Romm: And what were the report’s recommendations?

Hauser: I think we were quite surprised that despite the work that has been done in the past, including the work of previous bioethics commissions, we really don’t have specific regulations or uniform guidance. Many of our institutions and scientists and human-studies committees are left to decide for themselves how to proceed ethically. So we have suggested that research in this area be carried out, that clarity be given to investigators, and that we define the role of a legally authorized representative [like a family member or friend] who can give permission for an individual with impaired consent capacity to participate in research.
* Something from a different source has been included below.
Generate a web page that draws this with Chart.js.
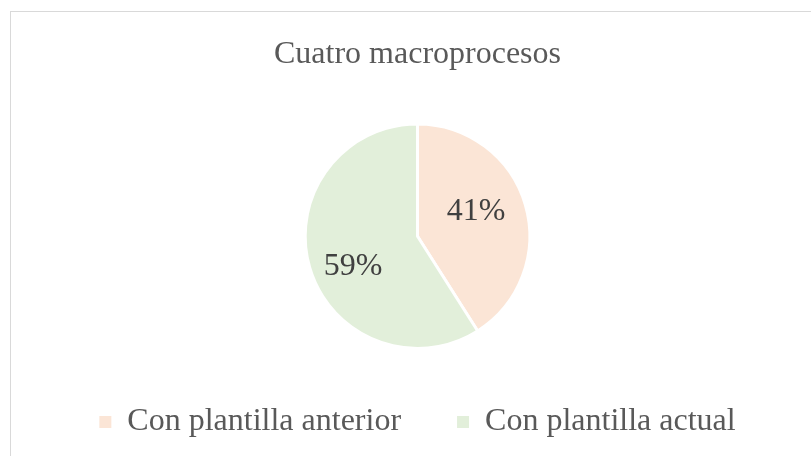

Clear requirements are needed for who can serve as a legally authorized representative and what level of confidence we should have that they are acting not only in the best interest of the patient, but also in tune with the patient’s likely wishes.

Also, the loss of language is just a part of the loss of communication. In some individuals, verbal communication is lost, but it is still possible for them to understand and demonstrate their consent. So the kinds of neuroscience-based research that would be enormously helpful would be to better define the neurologic conditions under which consent would be reasonable, even in a cognitively impaired individual, as well as those situations where a legally authorized representative would be required.

Romm: The third area the report covered is the relationship between neuroscience and the law. What are the issues there?

Hauser: There are a number of neuro-imaging and electrical-activity tools that have been introduced in the courts to bolster claims of neural incapacity underlying criminal behavior. Judges, lawyers, jurors, and the general public really need guidance and education on how to apply and interpret neuroscience evidence in the legal system. This is important today, but it will become even more important as the neuroscience tools expand. So the commission recommended that the relevant organizations develop training resources to help judges, lawyers, and jurors understand neuroscience and its applications. And also, we need education of neuroscientists to help them understand the different ways that science and the courts approximate truth, and the challenging gaps between scientific jargon and legal jargon.

The other issue that has often been raised is this fascinating question of free will. For example, if there is a group of neurons that fire electrically before we make a motor activity, or before we say something, does that mean that when we do it, it is no longer free will, but we are being run by our neural pathway? And one really important point that we make is that although neuroscience is certainly going to contribute to knowledge about the goals of punishment and rehabilitation, there is no way that neuroscience can fundamentally change [the answer to] questions like: Why do we punish criminals? Is it because they deserve to be punished? Is it to rehabilitate them? Are we incarcerating them to protect society? Some of these questions are not going to be in the neuroscientist’s toolbox. They are ethical, societal questions that require broad discussion. The key issue here is that a sophisticated knowledge of science, its strengths and limitations, is entered into the deliberative process during court proceedings. And this will require a back and forth interaction between sophisticated neuroscientists and sophisticated legal minds.

Romm: As new technologies develop, is the role of neuroscience in court something that will be clarified, or do you think it will be muddled further?

Hauser: They have to be clarified. The legitimacy of the system demands it. So we proposed research and mutual education. … In science, the funding is more difficult than ever. This is an incredibly exciting but competitive and hard-driving world, and we need to make sure that as neuroscience moves forward, that experts have the incentive to think about the ethical implications of these discoveries. And especially to help translate them to the public at large, so that we all can make the most reasonable conclusions as to how they should be applied.